15 Jul Rousseau, un ideario vigente
Por Alberto Castells
En importantes ciudades europeas se conmemoran los trescientos años del nacimiento de Jean-Jacques Rousseau, acontecido el 28 de junio de 1712. Ginebra, París y Londres -cuna, residencia, exilio- asisten a festejos y homenajes, desde exposiciones, conferencias y libros hasta producciones de cine, videos online y series televisivas.
Hay razones que de algún modo justifican esa atención mediática reservada casi siempre a las celebridades del momento. Rousseau ejerció un gran influjo en la Revolución Francesa. Con su obra de gran calado, El contrato social, levantó el edificio de la república moderna que puso fin a la monarquía tradicional. El tratado educativo, Emilio, sorprendió al mundo con una pedagogía censurada por sus elementos subversivos. En el Discurso sobre el origen y fundamento de la desigualdad entre los hombres atacó la estratificación de la sociedad tradicional y abogó por una utópica comunidad de iguales. En las Confesiones, obra autobiográfica modelo en su género, se reveló “cínico y sincero” con su propia vida.
¿Qué sentido tiene hoy evocar el paradigma rousseauniano del pasado? ¿Hasta qué punto su vigencia en la historia es motivo de confrontación o lugar de encuentro?
Resulta ilustrativo retener dos escenarios que presentan batalla a la sociedad tradicional de entonces. En nombre de la libertad, el ideario rousseauniano ofrece resistencia al absolutismo dominante. En nombre del orden, el ideario rousseauniano cuestiona los desequilibrios del capitalismo en ciernes. En esa arena de combate, dos posiciones hacen oír sus voces: según la mente innovadora de quienes miran al futuro, el proyecto del ginebrino atribuye legitimidad a los ideales de la democracia igualitaria asumidos por la ascendente burguesía; para la mente conservadora de quienes miran al pasado, alerta contra la conmoción social y la revolución violenta.
¿Cómo es posible que las dos posiciones contrapuestas reconozcan la paternidad de un mismo ideario? Estudiosos acreditados plantean el dilema y nos advierten que el pensamiento del filósofo oculta contradicciones y ambigüedades. Y que la contradicción y la ambigüedad que anidan en su ideario coronan la universalidad del genio y aseguran su presencia mítica en el tiempo.

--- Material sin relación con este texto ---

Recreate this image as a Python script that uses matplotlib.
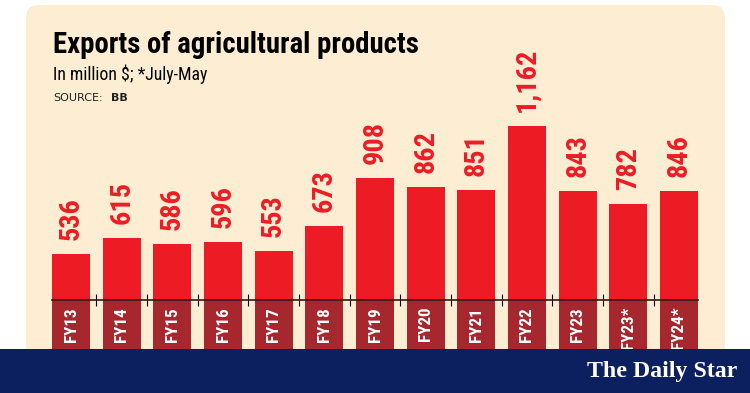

En el choque entre las dos concepciones rousseaunianas no estará de más observar algunas aporías reveladoras de lo cambiante de sus principios y lo frágil de sus opciones. La democracia directa salida de la voluntad general fue la hábil construcción del ideólogo que aún permanece inmarcesible en el imaginario colectivo. Voces autorizadas dicen, sin embargo, que la auténtica vocación del ginebrino se inclinaba hacia una “comunidad orgánica” que debía concretarse a través de una sociedad ordenada, jerárquica y desigual. Dato que nos despista porque en el choque entre las dos versiones lo aparente se confunde con lo real.
Poco importaba al visionario que el nuevo orden revolucionario fuera la empresa de ciudadanos libres y autónomos, como lo quería su círculo de creyentes y como lo evoca aún la sabiduría convencional. Investigaciones recientes revelan, por el contrario, que en el designio rousseauniano, se mantenía inalterada la eterna distinción entre superiores e inferiores, “amos y criados”, aunque disfrazada por lazos admirables de afecto, benevolencia y misericordia. Acusada la contradicción de sus escritos, el moralista insistirá en la sinceridad de sus propósitos y en la integridad de sus principios. ¿Tendríamos que creerle?
El sabio tuvo que admitir a la poderosa burguesía que lucraba con la propiedad privada ilimitada y el comercio libre de toda traba; dos pilares liminares del ascendente capitalismo. También aquí se afirma con solvencia que el estratego no ocultaba su preferencia por un Estado fuertemente interventor, dispuesto a frenar el enriquecimiento galopante y a mantener la igualación de las fortunas, asegurando así la subsistencia del viejo orden patrimonial. Voz de alerta del ideólogo que esgrime sus argumentos con fuerte capacidad de seducción.
Jean-Jacques Rousseau se sentía diferente de sus contemporáneos, tanto de los cortesanos del antiguo régimen como de sus amigos iluministas. Se veía a sí mismo como “un habitante de otra esfera…”; que en la batalla de la vida debió soportar el fracaso de sus designios más preciados. En los repliegues de su alma es donde anidan los conflictos consigo mismo y las discrepancias con el mundo. Y es en ese gran crisol donde se forja la universalidad de un ideario que eleva a su autor a la altura de un espíritu exclusivo.